▶ TO BE DONE
Will you write out the data exactly, excluding every picture?
[begin SUPPLIED DATA]
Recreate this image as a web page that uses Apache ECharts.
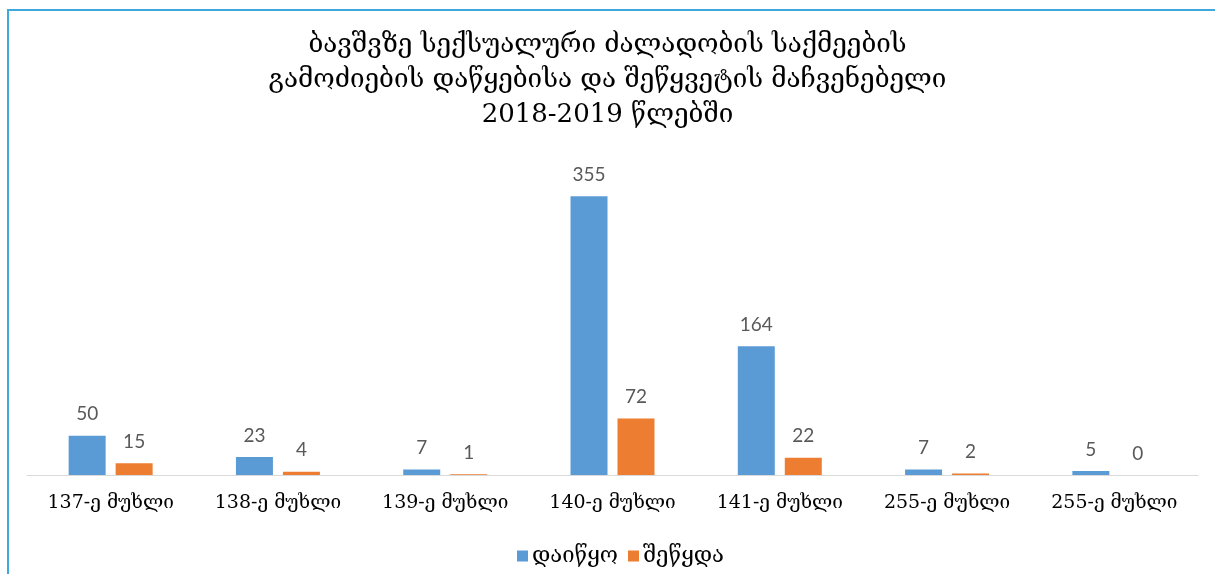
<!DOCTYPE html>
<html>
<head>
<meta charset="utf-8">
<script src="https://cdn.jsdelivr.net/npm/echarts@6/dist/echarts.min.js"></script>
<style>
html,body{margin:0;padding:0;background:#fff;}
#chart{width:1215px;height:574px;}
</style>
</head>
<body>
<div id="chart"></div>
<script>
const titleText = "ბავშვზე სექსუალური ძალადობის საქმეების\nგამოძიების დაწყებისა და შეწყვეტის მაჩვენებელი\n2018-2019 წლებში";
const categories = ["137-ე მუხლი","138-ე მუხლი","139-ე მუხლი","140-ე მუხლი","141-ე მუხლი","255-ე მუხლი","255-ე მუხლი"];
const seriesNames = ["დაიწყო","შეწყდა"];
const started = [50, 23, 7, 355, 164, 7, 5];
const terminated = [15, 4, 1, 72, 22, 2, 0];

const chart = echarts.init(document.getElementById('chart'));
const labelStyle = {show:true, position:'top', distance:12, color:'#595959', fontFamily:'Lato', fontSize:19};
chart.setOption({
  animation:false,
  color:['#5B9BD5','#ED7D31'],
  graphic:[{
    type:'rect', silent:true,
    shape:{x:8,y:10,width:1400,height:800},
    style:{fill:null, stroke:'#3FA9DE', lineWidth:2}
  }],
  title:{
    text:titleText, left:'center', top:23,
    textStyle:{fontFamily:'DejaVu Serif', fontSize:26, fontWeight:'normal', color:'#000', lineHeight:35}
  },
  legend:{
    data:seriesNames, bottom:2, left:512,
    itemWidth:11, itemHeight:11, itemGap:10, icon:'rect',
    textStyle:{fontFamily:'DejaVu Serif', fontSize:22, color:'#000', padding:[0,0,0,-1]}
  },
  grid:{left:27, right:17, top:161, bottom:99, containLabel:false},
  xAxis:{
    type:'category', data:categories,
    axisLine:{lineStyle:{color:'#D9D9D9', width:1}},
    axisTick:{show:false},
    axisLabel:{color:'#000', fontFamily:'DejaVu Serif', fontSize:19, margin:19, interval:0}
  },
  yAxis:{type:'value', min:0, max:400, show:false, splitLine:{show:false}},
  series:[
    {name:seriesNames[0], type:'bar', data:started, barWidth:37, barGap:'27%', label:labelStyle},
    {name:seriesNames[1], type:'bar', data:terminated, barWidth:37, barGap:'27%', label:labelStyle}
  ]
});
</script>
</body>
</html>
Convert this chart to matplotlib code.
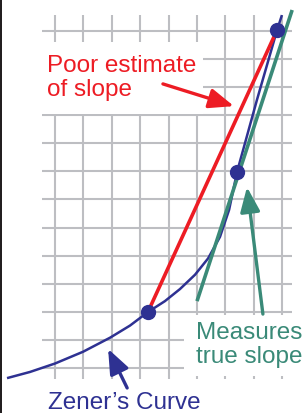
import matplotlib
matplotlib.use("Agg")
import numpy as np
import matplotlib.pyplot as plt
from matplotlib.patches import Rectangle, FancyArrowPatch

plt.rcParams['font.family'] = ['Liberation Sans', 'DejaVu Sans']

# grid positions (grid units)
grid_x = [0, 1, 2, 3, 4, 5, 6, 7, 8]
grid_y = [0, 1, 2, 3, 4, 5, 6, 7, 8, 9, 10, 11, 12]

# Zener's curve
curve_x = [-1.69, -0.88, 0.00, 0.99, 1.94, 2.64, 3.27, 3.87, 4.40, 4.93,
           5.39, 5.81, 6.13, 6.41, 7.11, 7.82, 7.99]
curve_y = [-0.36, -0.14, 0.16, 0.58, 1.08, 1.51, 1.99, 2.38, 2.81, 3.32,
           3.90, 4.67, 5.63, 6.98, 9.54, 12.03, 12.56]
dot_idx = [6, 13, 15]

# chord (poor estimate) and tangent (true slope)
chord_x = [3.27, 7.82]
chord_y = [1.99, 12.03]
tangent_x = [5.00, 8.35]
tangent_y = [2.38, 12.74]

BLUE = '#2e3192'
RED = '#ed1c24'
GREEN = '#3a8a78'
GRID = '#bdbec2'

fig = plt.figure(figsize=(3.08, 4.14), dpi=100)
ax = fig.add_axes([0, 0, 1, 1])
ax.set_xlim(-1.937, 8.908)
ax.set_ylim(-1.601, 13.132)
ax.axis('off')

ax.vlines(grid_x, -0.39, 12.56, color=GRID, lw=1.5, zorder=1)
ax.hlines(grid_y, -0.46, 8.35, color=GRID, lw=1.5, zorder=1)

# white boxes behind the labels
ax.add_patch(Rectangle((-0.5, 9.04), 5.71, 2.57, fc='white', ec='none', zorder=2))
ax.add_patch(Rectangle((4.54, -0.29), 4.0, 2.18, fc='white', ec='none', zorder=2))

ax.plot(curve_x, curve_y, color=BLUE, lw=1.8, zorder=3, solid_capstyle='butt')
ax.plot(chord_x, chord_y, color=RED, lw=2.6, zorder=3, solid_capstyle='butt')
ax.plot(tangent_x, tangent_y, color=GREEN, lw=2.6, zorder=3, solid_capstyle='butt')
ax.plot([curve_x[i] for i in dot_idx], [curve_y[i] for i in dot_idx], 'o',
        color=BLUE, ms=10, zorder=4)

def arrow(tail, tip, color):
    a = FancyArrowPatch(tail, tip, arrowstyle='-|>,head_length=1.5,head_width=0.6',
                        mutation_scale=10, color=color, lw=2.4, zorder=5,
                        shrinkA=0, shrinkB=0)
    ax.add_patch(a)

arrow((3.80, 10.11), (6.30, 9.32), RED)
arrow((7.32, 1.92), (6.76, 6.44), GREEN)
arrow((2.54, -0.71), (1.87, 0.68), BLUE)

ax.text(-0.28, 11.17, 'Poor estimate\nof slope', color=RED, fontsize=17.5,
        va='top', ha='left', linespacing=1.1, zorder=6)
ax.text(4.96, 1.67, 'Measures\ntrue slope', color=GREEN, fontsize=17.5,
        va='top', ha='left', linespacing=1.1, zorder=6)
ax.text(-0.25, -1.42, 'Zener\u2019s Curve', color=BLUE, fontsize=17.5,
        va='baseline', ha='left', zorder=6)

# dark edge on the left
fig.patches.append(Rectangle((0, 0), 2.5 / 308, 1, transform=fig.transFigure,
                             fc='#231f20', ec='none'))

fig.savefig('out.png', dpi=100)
[end SUPPLIED DATA]
▶ SOLUTION FOR THIS PROBLEM
Recreate this image as a web page that uses Apache ECharts.
<!DOCTYPE html>
<html>
<head>
<meta charset="utf-8">
<script src="https://cdn.jsdelivr.net/npm/echarts@6/dist/echarts.min.js"></script>
<style>
html,body{margin:0;padding:0;background:#fff;}
#chart{width:1215px;height:574px;}
</style>
</head>
<body>
<div id="chart"></div>
<script>
const titleText = "ბავშვზე სექსუალური ძალადობის საქმეების\nგამოძიების დაწყებისა და შეწყვეტის მაჩვენებელი\n2018-2019 წლებში";
const categories = ["137-ე მუხლი","138-ე მუხლი","139-ე მუხლი","140-ე მუხლი","141-ე მუხლი","255-ე მუხლი","255-ე მუხლი"];
const seriesNames = ["დაიწყო","შეწყდა"];
const started = [50, 23, 7, 355, 164, 7, 5];
const terminated = [15, 4, 1, 72, 22, 2, 0];

const chart = echarts.init(document.getElementById('chart'));
const labelStyle = {show:true, position:'top', distance:12, color:'#595959', fontFamily:'Lato', fontSize:19};
chart.setOption({
  animation:false,
  color:['#5B9BD5','#ED7D31'],
  graphic:[{
    type:'rect', silent:true,
    shape:{x:8,y:10,width:1400,height:800},
    style:{fill:null, stroke:'#3FA9DE', lineWidth:2}
  }],
  title:{
    text:titleText, left:'center', top:23,
    textStyle:{fontFamily:'DejaVu Serif', fontSize:26, fontWeight:'normal', color:'#000', lineHeight:35}
  },
  legend:{
    data:seriesNames, bottom:2, left:512,
    itemWidth:11, itemHeight:11, itemGap:10, icon:'rect',
    textStyle:{fontFamily:'DejaVu Serif', fontSize:22, color:'#000', padding:[0,0,0,-1]}
  },
  grid:{left:27, right:17, top:161, bottom:99, containLabel:false},
  xAxis:{
    type:'category', data:categories,
    axisLine:{lineStyle:{color:'#D9D9D9', width:1}},
    axisTick:{show:false},
    axisLabel:{color:'#000', fontFamily:'DejaVu Serif', fontSize:19, margin:19, interval:0}
  },
  yAxis:{type:'value', min:0, max:400, show:false, splitLine:{show:false}},
  series:[
    {name:seriesNames[0], type:'bar', data:started, barWidth:37, barGap:'27%', label:labelStyle},
    {name:seriesNames[1], type:'bar', data:terminated, barWidth:37, barGap:'27%', label:labelStyle}
  ]
});
</script>
</body>
</html>
Convert this chart to matplotlib code.
import matplotlib
matplotlib.use("Agg")
import numpy as np
import matplotlib.pyplot as plt
from matplotlib.patches import Rectangle, FancyArrowPatch

plt.rcParams['font.family'] = ['Liberation Sans', 'DejaVu Sans']

# grid positions (grid units)
grid_x = [0, 1, 2, 3, 4, 5, 6, 7, 8]
grid_y = [0, 1, 2, 3, 4, 5, 6, 7, 8, 9, 10, 11, 12]

# Zener's curve
curve_x = [-1.69, -0.88, 0.00, 0.99, 1.94, 2.64, 3.27, 3.87, 4.40, 4.93,
           5.39, 5.81, 6.13, 6.41, 7.11, 7.82, 7.99]
curve_y = [-0.36, -0.14, 0.16, 0.58, 1.08, 1.51, 1.99, 2.38, 2.81, 3.32,
           3.90, 4.67, 5.63, 6.98, 9.54, 12.03, 12.56]
dot_idx = [6, 13, 15]

# chord (poor estimate) and tangent (true slope)
chord_x = [3.27, 7.82]
chord_y = [1.99, 12.03]
tangent_x = [5.00, 8.35]
tangent_y = [2.38, 12.74]

BLUE = '#2e3192'
RED = '#ed1c24'
GREEN = '#3a8a78'
GRID = '#bdbec2'

fig = plt.figure(figsize=(3.08, 4.14), dpi=100)
ax = fig.add_axes([0, 0, 1, 1])
ax.set_xlim(-1.937, 8.908)
ax.set_ylim(-1.601, 13.132)
ax.axis('off')

ax.vlines(grid_x, -0.39, 12.56, color=GRID, lw=1.5, zorder=1)
ax.hlines(grid_y, -0.46, 8.35, color=GRID, lw=1.5, zorder=1)

# white boxes behind the labels
ax.add_patch(Rectangle((-0.5, 9.04), 5.71, 2.57, fc='white', ec='none', zorder=2))
ax.add_patch(Rectangle((4.54, -0.29), 4.0, 2.18, fc='white', ec='none', zorder=2))

ax.plot(curve_x, curve_y, color=BLUE, lw=1.8, zorder=3, solid_capstyle='butt')
ax.plot(chord_x, chord_y, color=RED, lw=2.6, zorder=3, solid_capstyle='butt')
ax.plot(tangent_x, tangent_y, color=GREEN, lw=2.6, zorder=3, solid_capstyle='butt')
ax.plot([curve_x[i] for i in dot_idx], [curve_y[i] for i in dot_idx], 'o',
        color=BLUE, ms=10, zorder=4)

def arrow(tail, tip, color):
    a = FancyArrowPatch(tail, tip, arrowstyle='-|>,head_length=1.5,head_width=0.6',
                        mutation_scale=10, color=color, lw=2.4, zorder=5,
                        shrinkA=0, shrinkB=0)
    ax.add_patch(a)

arrow((3.80, 10.11), (6.30, 9.32), RED)
arrow((7.32, 1.92), (6.76, 6.44), GREEN)
arrow((2.54, -0.71), (1.87, 0.68), BLUE)

ax.text(-0.28, 11.17, 'Poor estimate\nof slope', color=RED, fontsize=17.5,
        va='top', ha='left', linespacing=1.1, zorder=6)
ax.text(4.96, 1.67, 'Measures\ntrue slope', color=GREEN, fontsize=17.5,
        va='top', ha='left', linespacing=1.1, zorder=6)
ax.text(-0.25, -1.42, 'Zener\u2019s Curve', color=BLUE, fontsize=17.5,
        va='baseline', ha='left', zorder=6)

# dark edge on the left
fig.patches.append(Rectangle((0, 0), 2.5 / 308, 1, transform=fig.transFigure,
                             fc='#231f20', ec='none'))

fig.savefig('out.png', dpi=100)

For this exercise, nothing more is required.